**Supplied records**.
===============
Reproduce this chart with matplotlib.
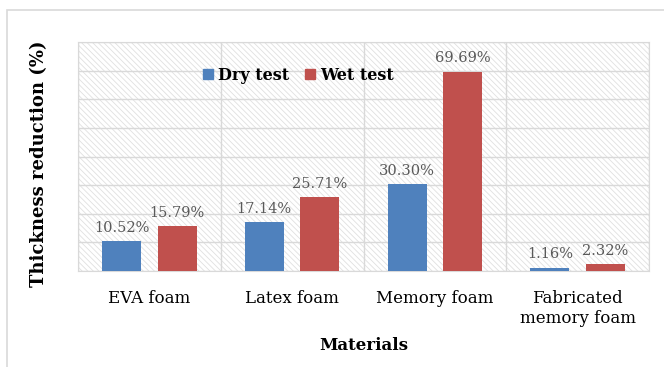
import matplotlib
matplotlib.use("Agg")
import matplotlib.pyplot as plt
import numpy as np
from matplotlib.patches import Rectangle, Patch

categories = ["EVA foam", "Latex foam", "Memory foam", "Fabricated\nmemory foam"]
dry = [10.52, 17.14, 30.30, 1.16]
wet = [15.79, 25.71, 69.69, 2.32]
dry_labels = ["10.52%", "17.14%", "30.30%", "1.16%"]
wet_labels = ["15.79%", "25.71%", "69.69%", "2.32%"]

plt.rcParams['font.family'] = ['DejaVu Serif']
plt.rcParams['hatch.color'] = '#e0e0e0'
plt.rcParams['hatch.linewidth'] = 0.6

fig = plt.figure(figsize=(6.64, 3.67), dpi=100)
W, H = 664, 367
ax = fig.add_axes([78/W, 1-271/H, (649-78)/W, (271-42)/H])

# figure frame
fig.patches.append(Rectangle((7/W, -0.1), 1.2, 1.1 - 10/H, transform=fig.transFigure,
                             fill=False, edgecolor='#d9d9d9', linewidth=1.2, zorder=0))

ax.set_xlim(0, 4)
ax.set_ylim(0, 80)
ax.add_patch(Rectangle((0, 0), 1, 1, transform=ax.transAxes, facecolor='white',
                       edgecolor='#e0e0e0', hatch='\\\\\\\\\\\\', linewidth=0, zorder=0))

x = np.arange(len(categories)) + 0.5
bw = 0.273
off = 0.195
ax.bar(x - off, dry, bw, color='#4F81BD', zorder=3)
ax.bar(x + off, wet, bw, color='#C0504D', zorder=3)

for xi, v, t in zip(x - off, dry, dry_labels):
    ax.text(xi, v + 2.2, t, ha='center', va='bottom', fontsize=10.5, color='#595959', zorder=4)
for xi, v, t in zip(x + off, wet, wet_labels):
    ax.text(xi, v + 2.2, t, ha='center', va='bottom', fontsize=10.5, color='#595959', zorder=4)

ax.set_yticks(np.arange(0, 81, 10))
ax.set_yticklabels([])
ax.set_xticks(np.arange(0, 5, 1))
ax.set_xticklabels([])
ax.grid(True, color='#d9d9d9', linewidth=1.0, zorder=1)
ax.tick_params(length=0)
for s in ax.spines.values():
    s.set_color('#d9d9d9')

for xi, c in zip(x, categories):
    ax.text(xi, -6.5, c, ha='center', va='top', fontsize=12, color='black',
            linespacing=1.25)

ax.set_xlabel("Materials", fontsize=12, fontweight='bold', labelpad=0)
ax.xaxis.set_label_coords(0.5, -0.29)
ax.set_ylabel("Thickness reduction (%)", fontsize=13, fontweight='bold')
ax.yaxis.set_label_coords(-0.052, 0.47)

handles = [Patch(color='#4F81BD'), Patch(color='#C0504D')]
ax.legend(handles, ["Dry test", "Wet test"], loc='center', bbox_to_anchor=(0.386, 0.855),
          ncol=2, frameon=False, prop={'weight': 'bold', 'size': 11.5},
          handlelength=0.65, handleheight=0.65, handletextpad=0.3, columnspacing=1.0)

fig.savefig("out.png", dpi=100)
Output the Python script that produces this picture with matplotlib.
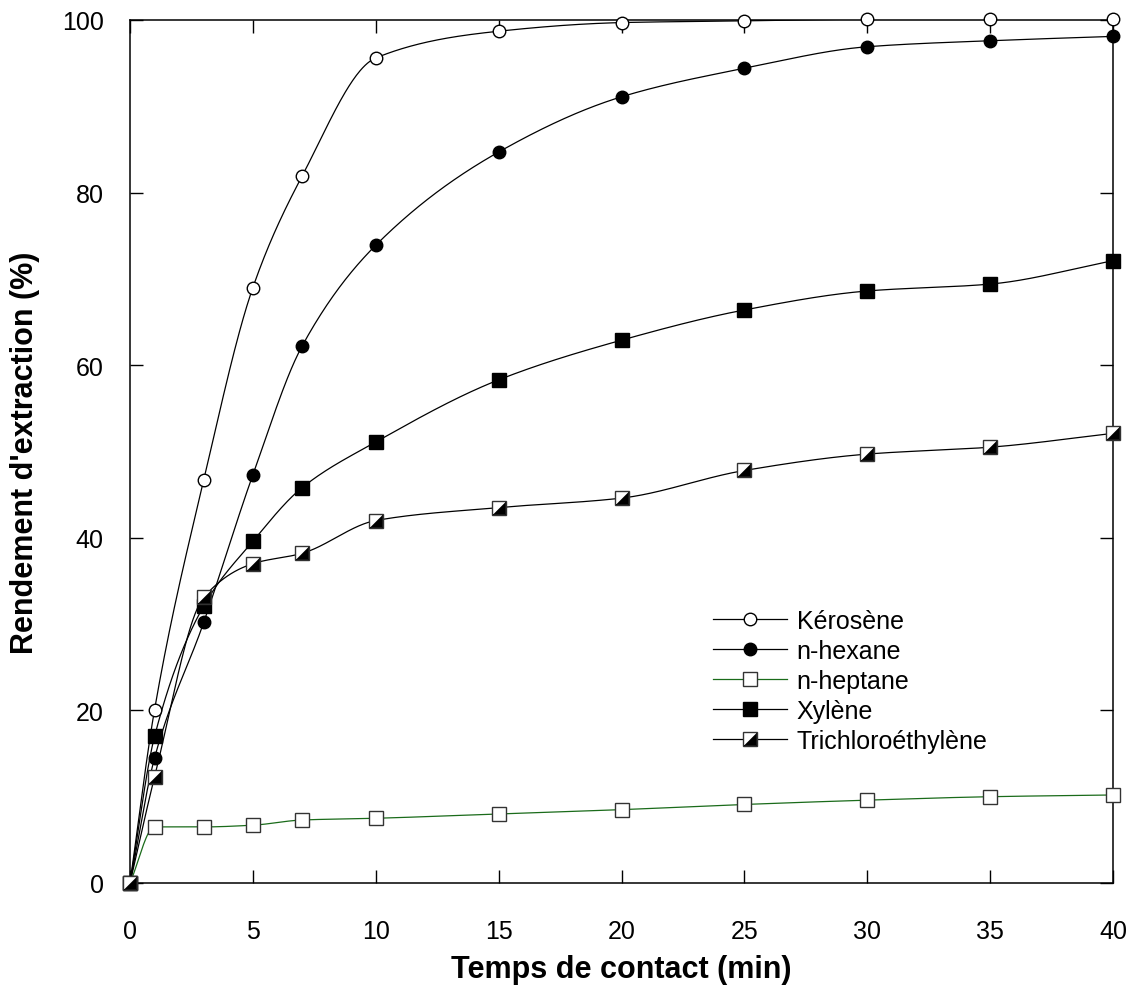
===============
**What needs to be done**. Copy, word for word, the entries above from the first line to the line that holds "from matplotlib.patches import". Drop the pictures.

**Response for this exercise**.
Reproduce this chart with matplotlib.
import matplotlib
matplotlib.use("Agg")
import matplotlib.pyplot as plt
import numpy as np
from matplotlib.patches import Rectangle, Patch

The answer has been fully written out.